Entertainment
‘The Walking Dead: Our World’ mobile game review: Fun times, bad AR
After a solid week of playing The Walking Dead: Our World, the new AR-optional mobile game set in the world of AMC’s The Walking Dead, I can solidly say that I would 100% survive the zombie apocalypse…but only if I was there with my friends.
While Our World can be played by oneself, it has a strong and unique emphasis on partnering with famous characters from the show and squadding up with strangers to take on the full force of a zombie-infested wasteland.
The premise of the game is simple, but the execution is not. On its face, The Walking Dead: Our World is an Ingress/Pokémon Go style game where a real-world map of a player’s surroundings is transformed into a post-apocalyptic landscape riddled with supply crates, walker encounters, and player-built shelters that serve as drop off points for survivors.
Unlike Pokémon Go, the game can easily be played staying in one place, as the draw distance for zombie encounters is relatively large, but the experience is heightened when one walks around the neighborhood and discovers undead infestations on the go.
The game’s combat is a simple first-person shooting experience, with selectable (and discoverable) guns and the highly recommended option of pairing off with (also discoverable) characters from The Walking Dead. This is where the augmented reality part of The Walking Dead: Our World comes in, and while it’s an interesting add from a technological standpoint… it’s also kind of useless. And maybe a big mistake.
To use the AR in combat encounters, players tap an “AR available” toggle and point their phones at the ground. If the conditions are right (and they often have to be perfect, with the AR failing more often than not), returning the phone to zombie-shootin’ position shows the player’s selected character companion superimposed in their real world surroundings, with walkers lurking a few IRL steps away.

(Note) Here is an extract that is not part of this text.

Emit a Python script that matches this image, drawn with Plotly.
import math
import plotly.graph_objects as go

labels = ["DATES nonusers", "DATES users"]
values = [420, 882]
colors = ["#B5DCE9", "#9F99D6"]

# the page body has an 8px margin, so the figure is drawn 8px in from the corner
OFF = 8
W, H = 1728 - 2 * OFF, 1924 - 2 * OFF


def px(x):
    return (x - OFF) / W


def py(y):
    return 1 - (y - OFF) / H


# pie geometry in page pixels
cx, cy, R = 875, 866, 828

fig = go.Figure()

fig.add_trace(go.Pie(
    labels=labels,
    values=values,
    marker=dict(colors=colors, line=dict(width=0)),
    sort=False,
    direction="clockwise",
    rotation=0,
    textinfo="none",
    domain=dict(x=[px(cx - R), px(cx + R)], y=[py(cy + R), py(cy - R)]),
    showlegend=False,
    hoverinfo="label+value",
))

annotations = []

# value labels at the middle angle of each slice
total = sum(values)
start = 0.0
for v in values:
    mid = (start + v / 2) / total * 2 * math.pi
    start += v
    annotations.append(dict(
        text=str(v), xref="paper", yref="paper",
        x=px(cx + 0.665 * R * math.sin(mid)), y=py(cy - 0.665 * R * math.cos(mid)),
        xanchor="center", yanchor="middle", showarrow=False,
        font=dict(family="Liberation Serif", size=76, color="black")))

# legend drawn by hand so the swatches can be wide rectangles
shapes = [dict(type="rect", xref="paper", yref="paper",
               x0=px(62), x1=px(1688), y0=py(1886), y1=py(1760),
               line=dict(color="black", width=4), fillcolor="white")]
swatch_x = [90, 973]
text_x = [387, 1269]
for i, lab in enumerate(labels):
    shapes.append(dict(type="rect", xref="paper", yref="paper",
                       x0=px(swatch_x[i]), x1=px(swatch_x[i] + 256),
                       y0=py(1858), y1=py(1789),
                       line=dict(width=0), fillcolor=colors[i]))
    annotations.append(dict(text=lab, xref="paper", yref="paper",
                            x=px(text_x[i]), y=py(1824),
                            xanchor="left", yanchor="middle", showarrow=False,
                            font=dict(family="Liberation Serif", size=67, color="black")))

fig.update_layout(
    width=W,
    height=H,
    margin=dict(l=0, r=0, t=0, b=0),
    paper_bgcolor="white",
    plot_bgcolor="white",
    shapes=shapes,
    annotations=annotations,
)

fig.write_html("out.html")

It’s a neat trick, as the augmented reality allows players to walk up to and around their characters (who wouldn’t want to get up close and personal with Daryl?), but setting up the AR as a combat element has the unintended side effect of, no joke, making the game look like a mass shooting.
See, the issue with using AR in a first person shooter is that real people can walk into frame while players are mowing enemies down in the game. On a crowded city street it can be hard to tell the visual difference between the moving body of a zombie and some random guy on his lunch break.
The experience of using AR to aim and shoot at real people, even if they aren’t your targets, is disturbing on its face and does not pass the “what’s the worst thing someone can do with this technology” test.
The experience of using AR to aim and shoot at real people, even if they aren’t your targets, is disturbing on its face and does not pass the “what’s the worst thing someone can do with this technology” test that every developer should consider before releasing a product. Also, players can easily save and share their AR videos of shooting guns at real people on social media — a potential recipe for disaster.
The good news is that the negative implication of guns + AR is easily avoided by simply not using the augmented reality tool. I certainly don’t, and none of the players I’ve spoken to in my group do either. It’s completely superfluous to the game, which is otherwise enjoyable.
Unlike many other mobile games, The Walking Dead: Our World’s gameplay is dramatically enhanced by playing with a group. Joining an in-game group gives players access to greater rewards and allows them to participate in Challenge boards, which is one of the more interesting elements at play.
Challenge boards are a gridded set of in-game activities that groups can work toward completing. Each square on the grid is a separate activity — for example, one square can tell players to defeat 400 walkers by blowing them up with grenades, and each time a group member sends a zombie sky high their tally is added to the board.
If team members work together and coordinate in the in-game chat, they can strategize to fill the entire board with their individual tallies and unlock the lucrative rewards that come from finishing a single square or (even better) the entire grid.
Working toward group challenges adds variety to a day’s gameplay, which is necessary to keep players engaged when the premise and combat is fairly stationary. Some challenges require players to work with certain in-game characters (“Take down 50 Walkers with Michonne”) and others ask for kill counts earned with specific weapons or specific types of walkers (“Kill 300 Walkers with an Osprey Pistol” or “Kill 160 Armored/Slim/Heavy Walkers”).
Were it not for group challenges, players could simply play with their strongest weapon and hero and ignore the rest of their arsenal, but changing up the gameplay for the good of the group requires more strategy and planning in the walker encounters.
Played casually, The Walking Dead: Our World is a fun, lightly immersive game that uses Google Maps to let people imagine they’re a part of a ragtag crew of survivors in the aftermath of the zombie apocalypse. Its group elements extend the first person shooter baseline into a gun-swapping, team-building game that plays for longer than one might expect.
Thankfully, no one has notably abused the AR system yet, but that might be more because the AR is largely superfluous to what makes the game fun. The Walking Dead fans and non-watching mobile gamers alike might find something they like in the game, but for the most part it’s casual fun.
Now if you’ll excuse me, my group needs me to rescue some survivors and drop them off at the 14th street warehouse. It’s a perilous trip, but I’ll take it for the team.